Doulting Well, or St Aldhelm’s Well, is a tucked‑away spring on the edge of Doulting where trees and plants lean over a stone‑walled basin, so you feel as if you’ve stepped into a small green hermitage beside the lane. The well is dedicated to St Aldhelm, the scholarly but eccentric 8th‑century monk and bishop said to have prayed, preached and baptised here, even standing neck‑deep in the cold water reciting Psalms and performing tricks to attract converts. For centuries its water was used for christenings and gained a reputation as “wonder‑working,” especially for eye and skin complaints, with modern stories of healing still circulating in the village. Today it is cared for locally as a simple, largely untouched holy place where people come to sit by the clear flow, sometimes decorating the spring with flowers and candles as a quiet act of devotion.
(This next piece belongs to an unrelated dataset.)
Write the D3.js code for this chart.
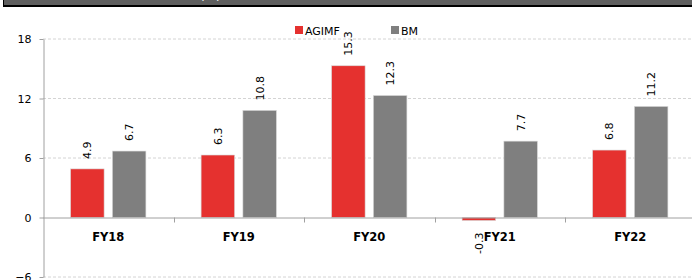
<!DOCTYPE html>
<html><head><meta charset="utf-8">
<script src="https://cdn.jsdelivr.net/npm/d3@7"></script>
<style>body{margin:0;background:#fff}svg{display:block}text{font-family:"DejaVu Sans",Verdana,sans-serif}</style>
</head><body>
<script>
const categories = ["FY18","FY19","FY20","FY21","FY22"];
const seriesNames = ["AGIMF","BM"];
const agimf = [4.9, 6.3, 15.3, -0.3, 6.8];
const bm = [6.7, 10.8, 12.3, 7.7, 11.2];
const yTicks = [-6, 0, 6, 12, 18];
const colors = ["#e5312f", "#7f7f7f"];

const W = 692, H = 280;
const svg = d3.select("body").append("svg").attr("width", W).attr("height", H);

// banner
svg.append("rect").attr("x", 3).attr("y", -2).attr("width", W).attr("height", 9).attr("fill", "#000");
svg.append("rect").attr("x", 4).attr("y", -2).attr("width", W).attr("height", 7).attr("fill", "#5f5f5f");
svg.append("text").attr("x", 200).attr("y", 0).attr("fill", "#fff").attr("font-size", 12).text("(%)");

const x0 = d3.scaleBand().domain(categories).range([43, 695.5]).paddingInner(0).paddingOuter(0);
const y = d3.scaleLinear().domain([-6, 18]).range([277, 39]);

// gridlines
svg.append("g").selectAll("line").data(yTicks.filter(t => t !== 0)).join("line")
  .attr("x1", 43).attr("x2", W).attr("y1", d => y(d)).attr("y2", d => y(d))
  .attr("stroke", "#d4d4d4").attr("stroke-dasharray", "3,2").attr("stroke-width", 1);

// y axis
const yAxis = d3.axisLeft(y).tickValues(yTicks).tickSize(4).tickSizeOuter(0);
const ya = svg.append("g").attr("transform", "translate(43.5,0)").call(yAxis);
ya.select(".domain").attr("stroke", "#a0a0a0");
ya.selectAll(".tick line").attr("stroke", "#a0a0a0");
ya.selectAll(".tick text").attr("font-size", 11).attr("fill", "#000").attr("x", -12)
  .attr("font-family", '"DejaVu Sans",Verdana,sans-serif');

// bars
const inner = ["a","b"];
const bandW = x0.bandwidth();
const barW = 33.5, gap = 8.3;
const x1 = d3.scaleOrdinal().domain(inner).range([(bandW - 2*barW - gap)/2, (bandW - 2*barW - gap)/2 + barW + gap]);
const data = [];
categories.forEach((c, i) => {
  data.push({c, k: "a", v: agimf[i], col: colors[0]});
  data.push({c, k: "b", v: bm[i], col: colors[1]});
});
svg.append("g").selectAll("rect").data(data).join("rect")
  .attr("x", d => x0(d.c) + x1(d.k))
  .attr("width", barW)
  .attr("y", d => y(Math.max(0, d.v)))
  .attr("height", d => Math.abs(y(d.v) - y(0)))
  .attr("fill", d => d.col)
  .attr("stroke", "#d8d8d8").attr("stroke-width", 0.6);

// x axis at zero
const xa = svg.append("g").attr("transform", `translate(0,${y(0)})`);
xa.append("line").attr("x1", 43).attr("x2", W).attr("y1", 0.5).attr("y2", 0.5).attr("stroke", "#a0a0a0");
xa.selectAll("line.t").data(categories.slice(1)).join("line").attr("class", "t")
  .attr("x1", d => Math.round(x0(d)) + 0.5).attr("x2", d => Math.round(x0(d)) + 0.5)
  .attr("y1", 0).attr("y2", 5).attr("stroke", "#a0a0a0");
xa.selectAll("text").data(categories).join("text")
  .attr("x", d => x0(d) + bandW/2).attr("y", 23)
  .attr("text-anchor", "middle").attr("font-size", 11.5).attr("font-weight", "bold").text(d => d);

// data labels
svg.append("g").selectAll("text").data(data).join("text")
  .attr("transform", d => {
    const cx = x0(d.c) + x1(d.k) + barW/2 + 4;
    const cy = d.v >= 0 ? y(d.v) - 10 : y(d.v) + 12;
    return `translate(${cx},${cy}) rotate(-90)`;
  })
  .attr("text-anchor", d => d.v >= 0 ? "start" : "end")
  .attr("font-size", 11).attr("fill", "#000")
  .text(d => d.v.toFixed(1));

// legend
const lg = svg.append("g");
const lx = [295, 391];
seriesNames.forEach((n, i) => {
  lg.append("rect").attr("x", lx[i]).attr("y", 26).attr("width", 8).attr("height", 8).attr("fill", colors[i]);
  lg.append("text").attr("x", lx[i] + 10).attr("y", 34.5).attr("font-size", 11).text(n);
});
</script>
</body></html>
Address: Well Lane in Doulting, Somerset, BA4 4QE
How to Find:

West of Doulting Manor, Well Lane, Doulting, Somerset

Interesting Facts:
  • Aldhelm: scholar and showman
    St Aldhelm, the well’s patron, was a rare mix of high scholar and earthy preacher: he wrote elaborate Latin treatises, yet was also known for singing, joking and performing little stunts to keep ordinary folk listening to his sermons.
  • Ice-cold prayer practice
    Stories say Aldhelm used the spring as a place of intense spiritual discipline, standing or lying in the freezing water up to his neck while reciting the Psalms, turning the well into both a baptismal font and a kind of outdoor monastic cell.
  • Protected from commercialisation
    In modern times a local trust took over the well for a token sum to keep it in community hands, confirmed the water as drinkable, quietly maintain the walls and trees, and deliberately blocked plans to bottle and sell the water so it can remain a simple, semi‑wild holy place rather than a commercial site.